Vegas Golden Knights' offensive shortfalls create questions for offseason

LAS VEGAS -- Another season that began with expectations of winning a Stanley Cup concluded with a bitter taste for the Vegas Golden Knights.

The surprising Montreal Canadiens, who finished the regular season 18th in the NHL with 59 points, won the best-of-seven series 4-2 to advance to the Stanley Cup Final for an NHL-best 35th time in franchise history.

The Golden Knights were playing in their third semifinal in four seasons of existence but lost in the same round for the second consecutive year -- and in nearly the same fashion.

"This is probably the best team that we're ever gonna play on," Vegas forward Reilly Smith said. "Our players just have to be better and I think we expect that from each and every one of us."

Vegas' stagnant offense scored just nine goals after winning the series opener against Montreal 4-1. Much like the Dallas Stars did in 2020 in the Edmonton bubble, the Canadiens' defense smothered a Golden Knights offense that ranked third during the regular season with 3.39 goals per game, averaged 3.07 in the first two rounds, then sputtered with 2.16 per contest against Montreal.

"I can praise them all I want, but ultimately it falls down on myself, and the top players on this team," said Vegas captain Mark Stone, who finished with no points and just seven shots in the series. "We had some guys produce night-in, night-out. But as far as myself, and a number of other guys, I mean I got skunked this series, that can't happen.

"I'm the captain of this team, the leader of this team. Take a lot of responsibility for what just occurred."

Stone finished the postseason with just eight points (five goals, three assists) and went without a point over the final seven games of the playoffs.

But as coach Peter DeBoer inferred shortly after Thursday's game, Stone isn't the only one to blame.

Vegas' forwards accounted for only four of the 13 goals scored in six games against Montreal.

Goaltender Marc-Andre Fleury's mishandling of the puck with less than two minutes left in Game 3 with the Golden Knights leading 2-1 led to a game-tying goal and the Canadiens eventually winning in overtime.

The power play, or lack thereof, went 0-for-17 in the series, and finished 4-for-43 in the postseason.

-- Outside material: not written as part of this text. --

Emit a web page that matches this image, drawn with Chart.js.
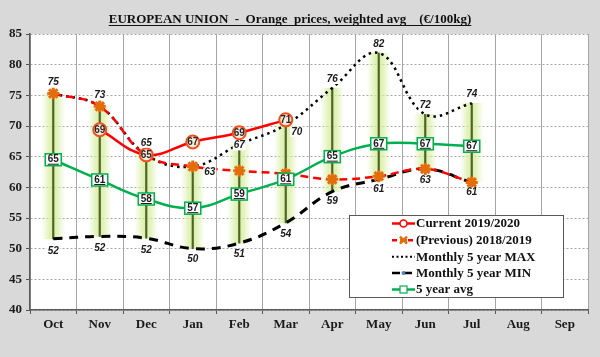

"I think everybody's got to look in the mirror, obviously coaches included," DeBoer said. "I think everything is on the table. We gotta look at everything. We've gotta look at what we can do different from a coaching perspective, we've gotta look at our personnel. I think everything is on the table."

No offense

Vegas' offensive drought was not indicative of a roster that was built to score goals by dominating in the offensive zone. DeBoer might find himself playing with a new deck dealt by team president George McPhee and general manager Kelly McCrimmon if they decide to shop any of their top nine forwards and possibly enter the Jack Eichel sweepstakes.

Power outage

Vegas' power play was bad during the regular season, ranking 22nd with a 17.8% conversion rate. It was abysmal in the postseason, ranking last at 9.3%. It has to be one of the first things DeBoer addresses in the offseason.

Wilted flower

Last summer's failed attempt to move Fleury and his $7 million-per-year contract turned out to be a good thing, as the 36-year-old turned in a Vezina Trophy-worthy season. But moving forward, with a younger and capable Robin Lehner seemingly in place to take over, Fleury's salary could help strengthen the Golden Knights' center depth, something they showed a need for down the stretch.

Glass ceiling

Cody Glass, the first-ever draft selection in Golden Knights franchise history, played in one game during the postseason after appearing in 27 during the regular season. Glass was taken sixth overall in the 2017 draft, seven selections higher than Nick Suzuki, whom Vegas took 13th and who was part of the deal that brought in Max Pacioretty and who shined for the Canadiens in the semifinals. But Glass didn't appear to be part of DeBoer's system and could also be packaged into a deal to land a more established center.

Free agents

Defenseman Alec Martinez and forwards Tomas Nosek and Mattias Janmark are unrestricted free agents. The Golden Knights acquired Janmark in a trade this year. Martinez will be the tricky option, considering other teams will likely target him with attractive offers, while Nosek and Janmark could be skating elsewhere next season.